AIM OF THE EXERCISE: Quote the listing below in full and exactly as written, but omit every picture.

GIVEN MATERIAL:
____________________

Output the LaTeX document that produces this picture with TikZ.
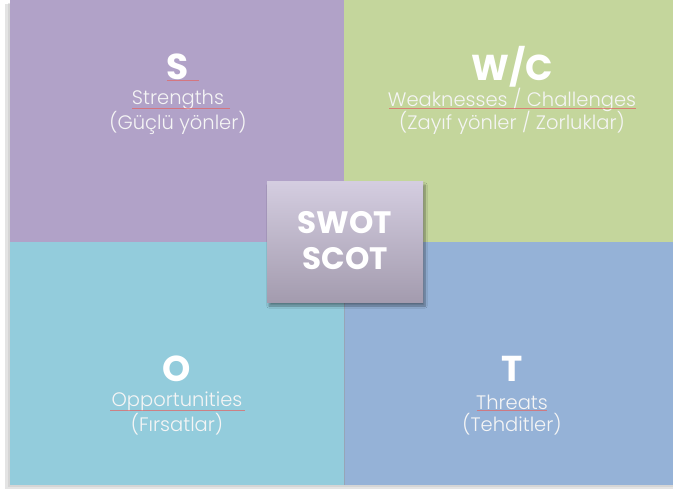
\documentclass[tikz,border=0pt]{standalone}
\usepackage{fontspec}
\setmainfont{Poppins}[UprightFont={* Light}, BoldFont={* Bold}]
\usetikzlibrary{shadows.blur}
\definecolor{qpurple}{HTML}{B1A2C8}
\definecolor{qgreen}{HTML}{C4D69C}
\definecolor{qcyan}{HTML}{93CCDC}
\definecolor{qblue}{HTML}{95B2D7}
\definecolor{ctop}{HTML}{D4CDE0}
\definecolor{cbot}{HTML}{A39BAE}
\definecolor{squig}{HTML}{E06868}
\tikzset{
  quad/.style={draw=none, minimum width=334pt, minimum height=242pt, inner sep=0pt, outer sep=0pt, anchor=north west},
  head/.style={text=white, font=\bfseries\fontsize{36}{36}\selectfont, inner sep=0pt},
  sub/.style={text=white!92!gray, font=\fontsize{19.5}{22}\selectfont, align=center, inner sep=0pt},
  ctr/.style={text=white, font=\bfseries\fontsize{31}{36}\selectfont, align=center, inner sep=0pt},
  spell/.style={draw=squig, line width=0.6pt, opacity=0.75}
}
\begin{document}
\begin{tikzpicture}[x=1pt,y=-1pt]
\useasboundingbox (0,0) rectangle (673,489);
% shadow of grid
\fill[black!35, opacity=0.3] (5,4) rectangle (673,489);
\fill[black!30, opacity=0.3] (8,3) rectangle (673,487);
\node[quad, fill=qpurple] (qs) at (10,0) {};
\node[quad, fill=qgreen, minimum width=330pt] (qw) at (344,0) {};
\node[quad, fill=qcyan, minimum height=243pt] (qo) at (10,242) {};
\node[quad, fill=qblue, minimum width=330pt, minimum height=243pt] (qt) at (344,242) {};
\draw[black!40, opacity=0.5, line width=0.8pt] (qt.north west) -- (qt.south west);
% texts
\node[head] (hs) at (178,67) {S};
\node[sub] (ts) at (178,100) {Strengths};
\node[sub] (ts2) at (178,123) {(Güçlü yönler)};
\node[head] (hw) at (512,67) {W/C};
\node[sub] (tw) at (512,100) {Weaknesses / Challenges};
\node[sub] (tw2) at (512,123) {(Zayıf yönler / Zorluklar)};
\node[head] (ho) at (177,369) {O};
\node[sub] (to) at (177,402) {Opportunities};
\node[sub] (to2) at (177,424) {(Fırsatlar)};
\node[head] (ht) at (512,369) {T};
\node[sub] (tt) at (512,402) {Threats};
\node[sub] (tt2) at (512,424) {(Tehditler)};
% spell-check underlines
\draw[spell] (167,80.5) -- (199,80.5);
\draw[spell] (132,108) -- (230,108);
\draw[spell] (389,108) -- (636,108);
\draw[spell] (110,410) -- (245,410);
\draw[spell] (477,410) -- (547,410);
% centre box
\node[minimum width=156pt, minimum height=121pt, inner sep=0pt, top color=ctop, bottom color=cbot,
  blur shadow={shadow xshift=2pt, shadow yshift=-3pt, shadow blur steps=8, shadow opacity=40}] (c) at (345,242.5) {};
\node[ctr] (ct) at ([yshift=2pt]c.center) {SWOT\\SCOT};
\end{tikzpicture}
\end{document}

____________________

RESPONSE:
Output the LaTeX document that produces this picture with TikZ.
\documentclass[tikz,border=0pt]{standalone}
\usepackage{fontspec}
\setmainfont{Poppins}[UprightFont={* Light}, BoldFont={* Bold}]
\usetikzlibrary{shadows.blur}
\definecolor{qpurple}{HTML}{B1A2C8}
\definecolor{qgreen}{HTML}{C4D69C}
\definecolor{qcyan}{HTML}{93CCDC}
\definecolor{qblue}{HTML}{95B2D7}
\definecolor{ctop}{HTML}{D4CDE0}
\definecolor{cbot}{HTML}{A39BAE}
\definecolor{squig}{HTML}{E06868}
\tikzset{
  quad/.style={draw=none, minimum width=334pt, minimum height=242pt, inner sep=0pt, outer sep=0pt, anchor=north west},
  head/.style={text=white, font=\bfseries\fontsize{36}{36}\selectfont, inner sep=0pt},
  sub/.style={text=white!92!gray, font=\fontsize{19.5}{22}\selectfont, align=center, inner sep=0pt},
  ctr/.style={text=white, font=\bfseries\fontsize{31}{36}\selectfont, align=center, inner sep=0pt},
  spell/.style={draw=squig, line width=0.6pt, opacity=0.75}
}
\begin{document}
\begin{tikzpicture}[x=1pt,y=-1pt]
\useasboundingbox (0,0) rectangle (673,489);
% shadow of grid
\fill[black!35, opacity=0.3] (5,4) rectangle (673,489);
\fill[black!30, opacity=0.3] (8,3) rectangle (673,487);
\node[quad, fill=qpurple] (qs) at (10,0) {};
\node[quad, fill=qgreen, minimum width=330pt] (qw) at (344,0) {};
\node[quad, fill=qcyan, minimum height=243pt] (qo) at (10,242) {};
\node[quad, fill=qblue, minimum width=330pt, minimum height=243pt] (qt) at (344,242) {};
\draw[black!40, opacity=0.5, line width=0.8pt] (qt.north west) -- (qt.south west);
% texts
\node[head] (hs) at (178,67) {S};
\node[sub] (ts) at (178,100) {Strengths};
\node[sub] (ts2) at (178,123) {(Güçlü yönler)};
\node[head] (hw) at (512,67) {W/C};
\node[sub] (tw) at (512,100) {Weaknesses / Challenges};
\node[sub] (tw2) at (512,123) {(Zayıf yönler / Zorluklar)};
\node[head] (ho) at (177,369) {O};
\node[sub] (to) at (177,402) {Opportunities};
\node[sub] (to2) at (177,424) {(Fırsatlar)};
\node[head] (ht) at (512,369) {T};
\node[sub] (tt) at (512,402) {Threats};
\node[sub] (tt2) at (512,424) {(Tehditler)};
% spell-check underlines
\draw[spell] (167,80.5) -- (199,80.5);
\draw[spell] (132,108) -- (230,108);
\draw[spell] (389,108) -- (636,108);
\draw[spell] (110,410) -- (245,410);
\draw[spell] (477,410) -- (547,410);
% centre box
\node[minimum width=156pt, minimum height=121pt, inner sep=0pt, top color=ctop, bottom color=cbot,
  blur shadow={shadow xshift=2pt, shadow yshift=-3pt, shadow blur steps=8, shadow opacity=40}] (c) at (345,242.5) {};
\node[ctr] (ct) at ([yshift=2pt]c.center) {SWOT\\SCOT};
\end{tikzpicture}
\end{document}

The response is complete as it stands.